Vector types and CL_KERNEL_PREFERRED_WORK_GROUP_MULTIPLE

I can’t quite understand the relationship if any between vector types and CL_KERNEL_PREFERRED_WORK_GROUP_MULTIPLE (let’s shorten that to PWGM). PWGM is related to the number of work-items that can be executed on processing elements in a compute unit. If your data type is scalar this makes sense (say a GPU with 16 SIMD units with VLIW4 can execute 16 work-items per clock piped over four clocks = 64 work-items). What happens in the case of vector types such as float4 or double2? My intuition says that the PWGM should decrease by a factor of the ILP explicitly invoked using the vector types (so if float gave 64 work-items, float4 would give 16 work-items). However, every time I query PWGM it gives the same result (64 work-items in this example).

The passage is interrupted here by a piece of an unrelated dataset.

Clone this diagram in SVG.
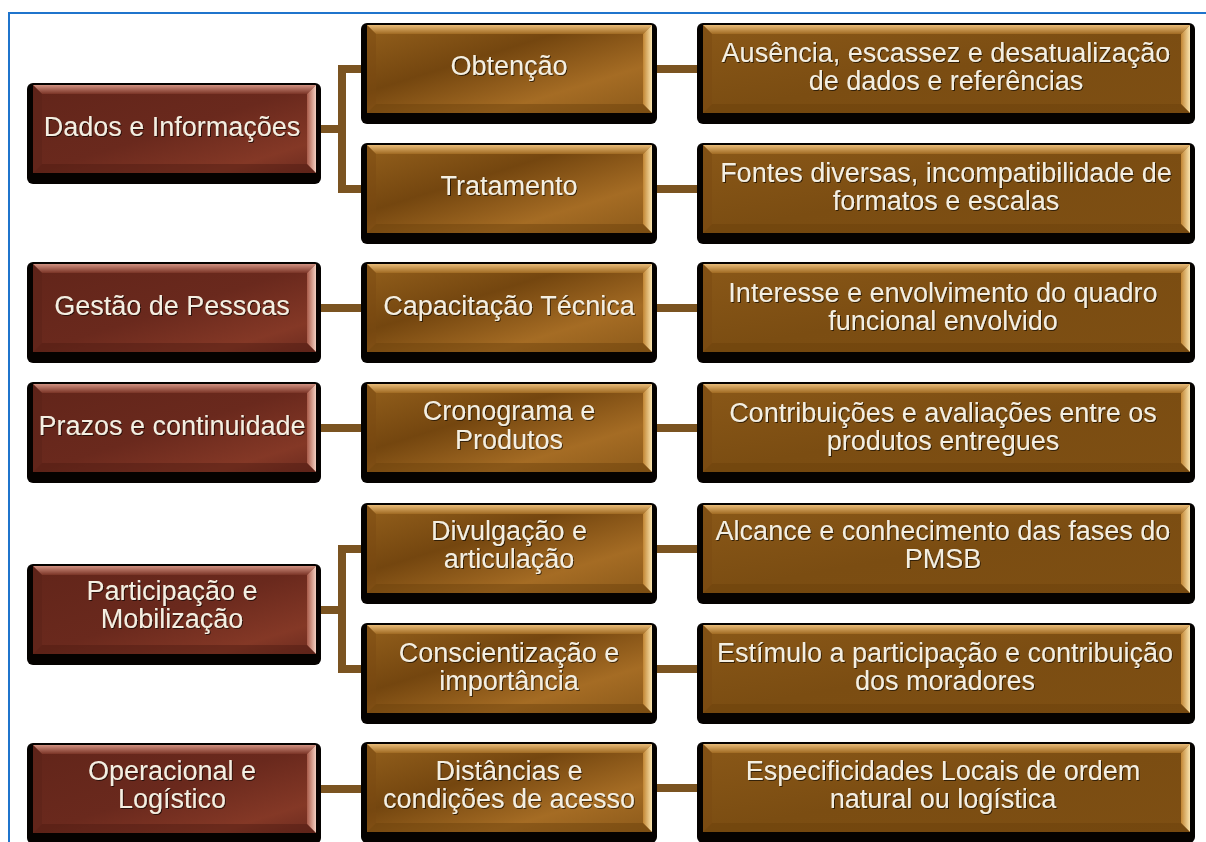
<svg xmlns="http://www.w3.org/2000/svg" xmlns:xlink="http://www.w3.org/1999/xlink" width="1206" height="842" viewBox="0 0 1206 842">
<style>
.t{font-family:"Liberation Sans",Arial,sans-serif;font-size:27px;fill:#f4efe2;text-anchor:middle;filter:url(#ts)}
.con{fill:none;stroke:#7b5421;stroke-width:8;stroke-linejoin:miter}
.sh{fill:#050200}
.fM{fill:url(#gM)}
.fG{fill:url(#gG)}
.fR{fill:url(#gR)}
.btM{fill:url(#btM)}
.brM{fill:url(#brM)}
.bbM{fill:#4e1a12;opacity:.45}
.blM{fill:#5a2117;opacity:.5}
.btG{fill:url(#btG)}
.brG{fill:url(#brG)}
.bbG{fill:#6a400c;opacity:.45}
.blG{fill:#7a4a12;opacity:.45}
</style>
<defs>
<filter id="ts" x="-5%" y="-20%" width="110%" height="140%">
<feDropShadow dx="1" dy="1" stdDeviation="0.6" flood-color="#000" flood-opacity="0.6"/>
</filter>
<linearGradient id="gM" x1="0" y1="0" x2="1" y2="1">
<stop offset="0" stop-color="#62251a"/>
<stop offset="0.5" stop-color="#6a291d"/>
<stop offset="0.82" stop-color="#843826"/>
<stop offset="1" stop-color="#6c2b1f"/>
</linearGradient>
<linearGradient id="gG" x1="0" y1="0" x2="1" y2="1">
<stop offset="0" stop-color="#94601c"/>
<stop offset="0.38" stop-color="#74460f"/>
<stop offset="0.72" stop-color="#a56c24"/>
<stop offset="1" stop-color="#8c5a1a"/>
</linearGradient>
<linearGradient id="gR" x1="0" y1="0" x2="1" y2="1">
<stop offset="0" stop-color="#8a5818"/>
<stop offset="0.5" stop-color="#7b4d12"/>
<stop offset="1" stop-color="#7e4f13"/>
</linearGradient>
<linearGradient id="btM" x1="0" y1="0" x2="0" y2="1">
<stop offset="0" stop-color="#d09080"/>
<stop offset="1" stop-color="#7a3426"/>
</linearGradient>
<linearGradient id="brM" x1="0" y1="0" x2="1" y2="0">
<stop offset="0" stop-color="#a85a48"/>
<stop offset="1" stop-color="#f4cfc0"/>
</linearGradient>
<linearGradient id="btG" x1="0" y1="0" x2="0" y2="1">
<stop offset="0" stop-color="#e8bb78"/>
<stop offset="1" stop-color="#a06a22"/>
</linearGradient>
<linearGradient id="brG" x1="0" y1="0" x2="1" y2="0">
<stop offset="0" stop-color="#c28634"/>
<stop offset="1" stop-color="#fae4ae"/>
</linearGradient>
<g id="boxL">
<rect class="sh" x="-6" y="-2" width="294" height="101" rx="6"/>
<rect class="fM" x="0" y="0" width="283" height="88"/>
<polygon class="btM" points="0,0 283,0 274,9 9,9"/>
<polygon class="brM" points="283,0 283,88 274,79 274,9"/>
<polygon class="bbM" points="0,88 283,88 274,79 9,79"/>
<polygon class="blM" points="0,0 9,9 9,79 0,88"/>
</g>
<g id="boxC">
<rect class="sh" x="-6" y="-2" width="296" height="101" rx="6"/>
<rect class="fG" x="0" y="0" width="285" height="88"/>
<polygon class="btG" points="0,0 285,0 276,9 9,9"/>
<polygon class="brG" points="285,0 285,88 276,79 276,9"/>
<polygon class="bbG" points="0,88 285,88 276,79 9,79"/>
<polygon class="blG" points="0,0 9,9 9,79 0,88"/>
</g>
<g id="boxR">
<rect class="sh" x="-6" y="-2" width="498" height="101" rx="6"/>
<rect class="fR" x="0" y="0" width="487" height="88"/>
<polygon class="btG" points="0,0 487,0 478,9 9,9"/>
<polygon class="brG" points="487,0 487,88 478,79 478,9"/>
<polygon class="bbG" points="0,88 487,88 478,79 9,79"/>
<polygon class="blG" points="0,0 9,9 9,79 0,88"/>
</g>
</defs>
<rect x="0" y="0" width="1206" height="842" fill="#ffffff"/>
<path d="M9 842 V13 H1206" fill="none" stroke="#1f74cc" stroke-width="2"/>

<g id="connectors">
<path class="con" d="M316 129 H342"/>
<path class="con" d="M367 69 H342 V189 H367"/>
<path class="con" d="M652 69 H703"/>
<path class="con" d="M652 189 H703"/>
<path class="con" d="M316 308 H367"/>
<path class="con" d="M652 308 H703"/>
<path class="con" d="M316 428 H367"/>
<path class="con" d="M652 428 H703"/>
<path class="con" d="M316 610 H342"/>
<path class="con" d="M367 549 H342 V669 H367"/>
<path class="con" d="M652 549 H703"/>
<path class="con" d="M652 669 H703"/>
<path class="con" d="M316 789 H367"/>
<path class="con" d="M652 788 H703"/>
</g>

<g id="n-dados"><use href="#boxL" x="33" y="85"/><text class="t" x="172" y="136">Dados e Informações</text></g>
<g id="n-gestao"><use href="#boxL" x="33" y="264"/><text class="t" x="172" y="315">Gestão de Pessoas</text></g>
<g id="n-prazos"><use href="#boxL" x="33" y="384"/><text class="t" x="172" y="435">Prazos e continuidade</text></g>
<g id="n-participacao"><use href="#boxL" x="33" y="566"/><text class="t" x="172" y="600">Participação e</text><text class="t" x="172" y="628">Mobilização</text></g>
<g id="n-operacional"><use href="#boxL" x="33" y="745"/><text class="t" x="172" y="780">Operacional e</text><text class="t" x="172" y="808">Logístico</text></g>

<g id="n-obtencao"><use href="#boxC" x="367" y="25"/><text class="t" x="509" y="75">Obtenção</text></g>
<g id="n-tratamento"><use href="#boxC" x="367" y="145"/><text class="t" x="509" y="195">Tratamento</text></g>
<g id="n-capacitacao"><use href="#boxC" x="367" y="264"/><text class="t" x="509" y="315">Capacitação Técnica</text></g>
<g id="n-cronograma"><use href="#boxC" x="367" y="384"/><text class="t" x="509" y="420">Cronograma e</text><text class="t" x="509" y="449">Produtos</text></g>
<g id="n-divulgacao"><use href="#boxC" x="367" y="505"/><text class="t" x="509" y="540">Divulgação e</text><text class="t" x="509" y="568">articulação</text></g>
<g id="n-conscientizacao"><use href="#boxC" x="367" y="625"/><text class="t" x="509" y="662">Conscientização e</text><text class="t" x="509" y="690">importância</text></g>
<g id="n-distancias"><use href="#boxC" x="367" y="744"/><text class="t" x="509" y="780">Distâncias e</text><text class="t" x="509" y="808">condições de acesso</text></g>

<g id="n-ausencia"><use href="#boxR" x="703" y="25"/><text class="t" x="946" y="62">Ausência, escassez e desatualização</text><text class="t" x="946" y="90">de dados e referências</text></g>
<g id="n-fontes"><use href="#boxR" x="703" y="145"/><text class="t" x="946" y="182">Fontes diversas, incompatibilidade de</text><text class="t" x="946" y="210">formatos e escalas</text></g>
<g id="n-interesse"><use href="#boxR" x="703" y="264"/><text class="t" x="943" y="302">Interesse e envolvimento do quadro</text><text class="t" x="943" y="330">funcional envolvido</text></g>
<g id="n-contribuicoes"><use href="#boxR" x="703" y="384"/><text class="t" x="943" y="422">Contribuições e avaliações entre os</text><text class="t" x="943" y="450">produtos entregues</text></g>
<g id="n-alcance"><use href="#boxR" x="703" y="505"/><text class="t" x="943" y="540">Alcance e conhecimento das fases do</text><text class="t" x="943" y="568">PMSB</text></g>
<g id="n-estimulo"><use href="#boxR" x="703" y="625"/><text class="t" x="945" y="662">Estímulo a participação e contribuição</text><text class="t" x="945" y="690">dos moradores</text></g>
<g id="n-especificidades"><use href="#boxR" x="703" y="744"/><text class="t" x="943" y="780">Especificidades Locais de ordem</text><text class="t" x="943" y="808">natural ou logística</text></g>
</svg>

This leads me to also wonder that if PWGM is independent of the data type then why must I query it from clGetKernelWorkGroupInfo, which is only available after building the program and kernel? Shouldn’t this query be available from clGetDeviceInfo?

CL_KERNEL_PREFERRED_WORK_GROUP_MULTIPLE is most closely related to the warp size (the number of work-items in a warp/wavefront), although it’s not the same thing.

This leads me to also wonder that if PWGM is independent of the data type then why must I query it from clGetKernelWorkGroupInfo, which is only available after building the program and kernel? Shouldn’t this query be available from clGetDeviceInfo?

Because in principle it will depend on the kernel. Let’s say that your kernel is using float16 everywhere and has little or no flow-control. If your hardware has a native SIMD width of 16 then a smart compiler may decide that you have already done all the work vectorizing the code and the hardware can just run your kernel as-is. In that case the CL_KERNEL_PREFERRED_WORK_GROUP_MULTIPLE will be 1.

The kernel described above is not common. Most kernels you see will be written in scalar form and if your hardware natively runs 16-float wide SIMD instructions it makes more sense to map 16 work-items to one SIMD unit. In that case CL_KERNEL_PREFERRED_WORK_GROUP_MULTIPLE will be 16.

I hope this sheds some light on why things work the way they do.